Whitley Strieber has never suggested that the alien presence among us is benign, and his confessions and investigations have always been unnerving. Sinister, secret, and bizarre are words he uses to describe "them." Strieber's "evidence" that there are aliens among us falls into three areas: an increase in amateur videotapes of strange objects in the sky; the massive amount of abduction testimony that is different from older accounts; and the insidious implants that have been removed from close-encounter witnesses (of which he is one). This last area is creepy, indeed, and we can be glad that science is conducting careful studies. What the implants are made of, how they function, and what their purpose might be--these questions hold the key to Strieber's mystery.

His reporting of the "facts" begins on July 11, 1991, in Mexico City during a total eclipse of the sun. A UFO was spotted and videotaped by hundreds. Exhaustively he argues against the variables--it can be, for example, neither Venus nor a star. He recounts the heated public debates and asserts that this 1991 event was not isolated, but heralded an extended period of sightings. Of course, he admits, hoaxes abounded, too.

When it comes to discussing the three videos that have actually appeared on TV depicting aliens, Strieber's extrapolations do not harden to proof. Yet he begins part 2 of Confirmation with this assertion: "The evidence that UFOs are flying around in our skies is so extensive that it is reasonable to consider that these unconventional objects are in some way real, and that many of them seem to be under intelligent control." This part of the book (it's livelier than the first part, because it's even creepier) presents testimony of actual encounters. These narratives came to him in letter form and his approach is to discern common threads among wildly diverse experiences. Rejecting psychological explanations for alleged abductions, Strieber pounces on what he thinks of as the reliable source--"the natural memories of people who have had continuous recall of their experiences from the time they happened." Now, when was the last time you trusted your memory as a reliable source? But Strieber believes without a doubt that we are receiving communication from another world. Describing the strange and chilling world of the abduction letters, he's convinced that they indicate "the working of a nonhuman mind, or of a part of the human mind so hidden that it has never before gained a voice." So is it Close Encounters or psychosis?

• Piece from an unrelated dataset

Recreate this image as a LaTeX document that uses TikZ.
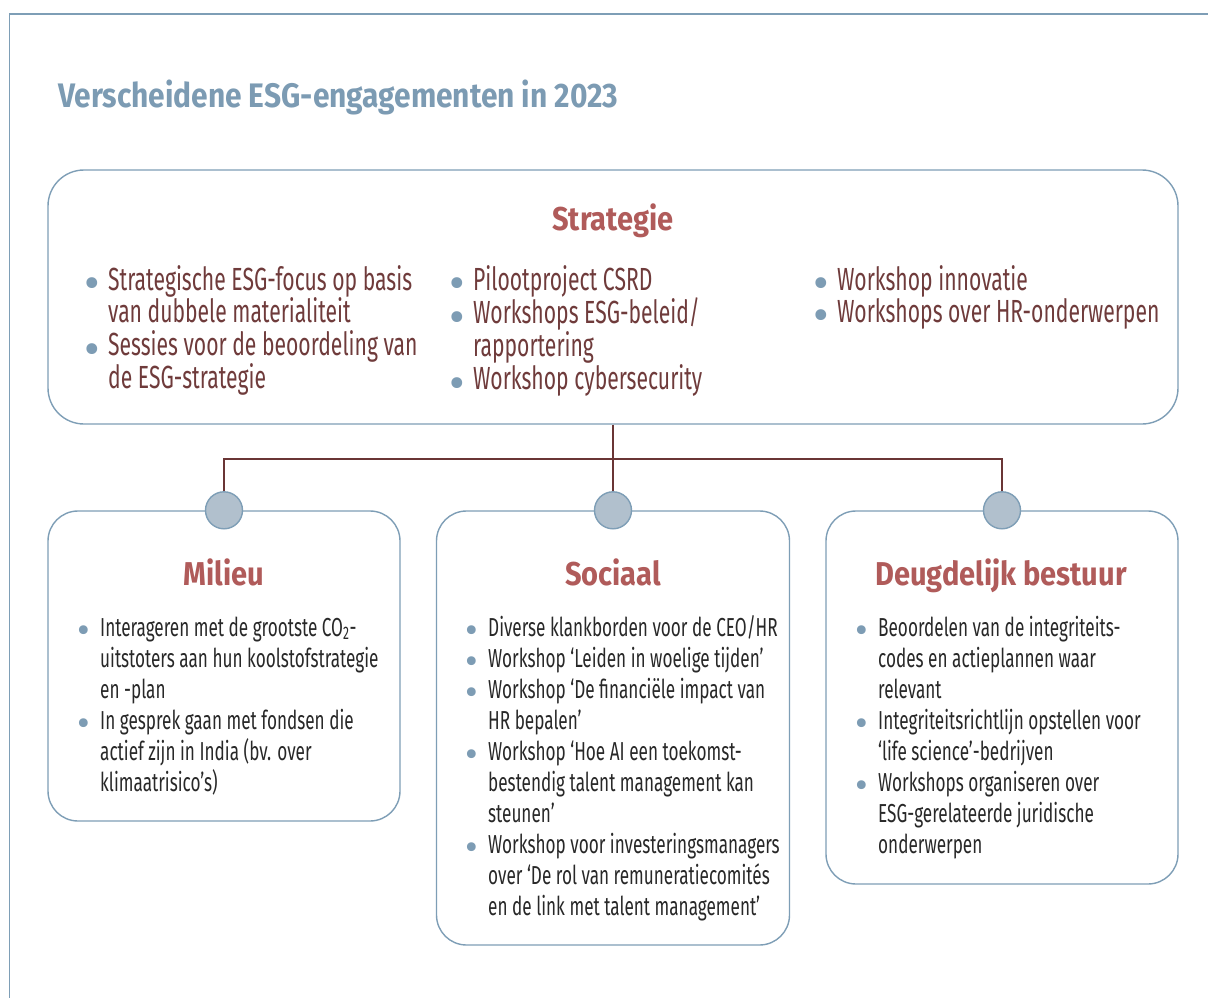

Unfortunately, with every extrapolation or assertion, Whitley Strieber's arguments seem more and more strained; the "proof" remains, alas, poofy, as when he compares the increasingly elaborate abduction narratives to those of crop circles--another documented but unexplained mystery--citing elaboration itself as proof of increasingly different abductions. Since the first sightings, crop circles, too, have grown far more elaborate and complex. Is it really any wonder that peoples' stories should become increasingly endowed with imaginative complexity? How is that proof? It's all creepy, to be sure, and certainly worthy of serious, sustained investigation. But do not look for proof or hard evidence in Confirmation. The promise is unfulfilled, the confirmation pending. --Hollis Giammatteo

About the Author:
Whitley Strieber is widely known for his bestselling account of his own close encounter, Communion: A True Story. He is engaged in the most advanced research being conducted into the physical evidence of close encounters.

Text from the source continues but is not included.